The applicants are a non-governmental organisation (NGO) set up to promote and protect the rights of lesbian, gay, bisexual and transgender people in Georgia, and 14 Georgian nationals. The NGO organised a demonstration in Tbilisi to mark the International Day against Homophobia. The NGO notified the authorities of the intention to hold a peaceful march and requested that the authorities provide sufficient protection against possible violence, having regard to hostility towards sexual minorities in some quarters of Georgian society.
During the event, demonstrators were threatened by counter-demonstrators – members of two religious groups – who outnumbered them. The counter-demonstrators shouted insults at the marchers, blocked their passage and encircled them. Eventually the counter-demonstrators attacked several of the applicants physically, leaving at least three of them with injuries.
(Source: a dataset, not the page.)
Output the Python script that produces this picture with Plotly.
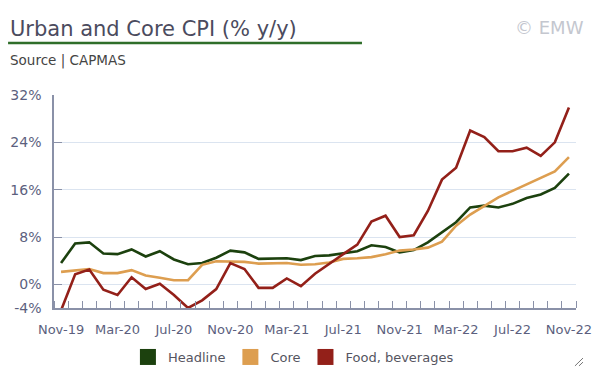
import plotly.graph_objects as go

months = ["Nov-19","Dec-19","Jan-20","Feb-20","Mar-20","Apr-20","May-20","Jun-20","Jul-20","Aug-20","Sep-20","Oct-20",
          "Nov-20","Dec-20","Jan-21","Feb-21","Mar-21","Apr-21","May-21","Jun-21","Jul-21","Aug-21","Sep-21","Oct-21",
          "Nov-21","Dec-21","Jan-22","Feb-22","Mar-22","Apr-22","May-22","Jun-22","Jul-22","Aug-22","Sep-22","Oct-22","Nov-22"]

headline = [3.6, 6.9, 7.1, 5.2, 5.1, 5.9, 4.7, 5.6, 4.2, 3.4, 3.6, 4.5, 5.7, 5.4, 4.3, 4.4, 4.4, 4.1, 4.8, 4.9,
            5.3, 5.6, 6.6, 6.3, 5.4, 5.8, 7.1, 8.8, 10.5, 13.0, 13.3, 13.0, 13.6, 14.6, 15.2, 16.3, 18.7]
core = [2.1, 2.4, 2.6, 1.9, 1.9, 2.4, 1.5, 1.1, 0.7, 0.7, 3.3, 3.9, 3.9, 3.8, 3.5, 3.5, 3.6, 3.3, 3.4, 3.7,
        4.3, 4.4, 4.6, 5.1, 5.7, 5.9, 6.2, 7.2, 9.9, 11.8, 13.3, 14.7, 15.8, 16.9, 18.1, 19.1, 21.5]
food = [-4.4, 1.7, 2.5, -0.9, -1.8, 1.2, -0.8, 0.1, -1.8, -4.0, -2.7, -0.8, 3.6, 2.6, -0.6, -0.6, 1.0, -0.3, 1.8, 3.5,
        5.1, 6.7, 10.6, 11.6, 8.0, 8.3, 12.4, 17.7, 19.7, 26.0, 24.9, 22.5, 22.5, 23.1, 21.7, 24.0, 29.9]

series_names = ["Headline", "Core", "Food, beverages"]
colors = ["#1c410e", "#dd9e50", "#932019"]
y_ticks = [-4, 0, 8, 16, 24, 32]
x_label_step = 4

x_idx = list(range(len(months)))
label_idx = x_idx[::x_label_step]

FONT = "DejaVu Sans"
fig = go.Figure()
for name, vals, col in zip(series_names, [headline, core, food], colors):
    fig.add_trace(go.Scatter(x=x_idx, y=vals, mode="lines", name=name,
                             line=dict(color=col, width=2.6), showlegend=False,
                             hovertemplate="%{y:.1f}%<extra>" + name + "</extra>"))
for name, col in zip(series_names, colors):
    fig.add_trace(go.Scatter(x=[None], y=[None], mode="markers", name=name,
                             marker=dict(symbol="square", size=18, color=col,
                                         line=dict(width=0)), showlegend=True))

axis_col = "#8a91a8"
fig.update_xaxes(range=[-0.5, len(months) - 0.5], tickvals=label_idx,
                 ticktext=[months[i] for i in label_idx], ticks="",
                 showgrid=False, showline=True, linecolor=axis_col, linewidth=1.5,
                 zeroline=False, ticklabelstandoff=9,
                 tickfont=dict(family=FONT, size=13, color="#5c5f7e"),
                 minor=dict(ticks="inside", tick0=-0.5, dtick=1, ticklen=7,
                            tickcolor=axis_col, tickwidth=1, showgrid=False))
fig.update_yaxes(range=[-4, 32], tickvals=y_ticks, ticktext=[f"{v}%" for v in y_ticks],
                 ticks="inside", ticklen=8, tickcolor=axis_col, ticklabelstandoff=8,
                 showgrid=True, gridcolor="#dbe4f0", gridwidth=1,
                 showline=True, linecolor=axis_col, linewidth=1.5, zeroline=False,
                 tickfont=dict(family=FONT, size=14, color="#5c5f7e"))

fig.add_annotation(text="Urban and Core CPI (% y/y)", xref="paper", yref="paper",
                   x=-0.088, y=1.31, xanchor="left", yanchor="middle", showarrow=False,
                   font=dict(family=FONT, size=21, color="#4b4b5e"))
fig.add_annotation(text="© EMW", xref="paper", yref="paper",
                   x=1.019, y=1.319, xanchor="right", yanchor="middle", showarrow=False,
                   font=dict(family=FONT, size=18, color="#c4c7cf"))
fig.add_annotation(text="Source | CAPMAS", xref="paper", yref="paper",
                   x=-0.088, y=1.164, xanchor="left", yanchor="middle", showarrow=False,
                   font=dict(family=FONT, size=13.5, color="#444444"))
fig.add_shape(type="line", xref="paper", yref="paper", x0=-0.088, x1=0.590, y0=1.244, y1=1.244,
              line=dict(color="#2f6e2a", width=2.5))
# resize-handle glyph in the bottom-right corner
fig.add_shape(type="line", xref="paper", yref="paper", x0=0.998, x1=1.0134, y0=-0.272, y1=-0.235,
              line=dict(color="#777777", width=1))
fig.add_shape(type="line", xref="paper", yref="paper", x0=1.0057, x1=1.0134, y0=-0.272, y1=-0.254,
              line=dict(color="#777777", width=1))

fig.update_layout(
    width=605, height=385,
    margin=dict(l=54, r=29, t=95, b=77, autoexpand=False),
    plot_bgcolor="white", paper_bgcolor="white",
    legend=dict(orientation="h", xref="container", yref="container",
                x=0.485, xanchor="center", y=0.0727, yanchor="middle",
                font=dict(family=FONT, size=13, color="#55555f"),
                itemwidth=30, tracegroupgap=0),
    hovermode="x unified",
)

fig.write_html("out.html", config={"displayModeBar": False},
               post_script="document.body.style.margin='0';")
According to the applicants, the police remained relatively passive in the face of the violence.
The applicants complained that the Georgian authorities had failed to protect them from the violent attacks of the counter-demonstrators and to effectively investigate the incident by establishing, in particular, the discriminatory motive behind the attacks. The applicants further complained that they had been unable to proceed with their peaceful march owing to the assaults and the inaction of the police.
The authorities thus knew or ought to have known of the risks surrounding that event, and they had therefore been under an obligation to provide heightened protection. However, only a limited number of police officers had initially been deployed and they had allowed the tension to develop into physical violence. Furthermore, instead of focusing on restraining the most aggressive counter-demonstrators with the aim of allowing the peaceful demonstration to proceed, the police had taken to arresting and evacuating some of the applicants, thus the very victims whom they had been called to protect. The Court therefore considered that the authorities had failed to provide adequate protection to the applicants against the attacks.
The Court noted that the applicants had filed criminal complaints shortly afterwards and had repeatedly submitted requests for an investigation. However, instead of launching a comprehensive and meaningful inquiry into the circumstances, the authorities had inexplicably narrowed the scope of the investigation and had opened two separate cases concerning only the physical injuries inflicted on two of the applicants. Even in those cases no significant progress had been made for over two years.
In the light of these considerations, the Court concluded that there had been a violation of Article 3 in conjunction with Article 14.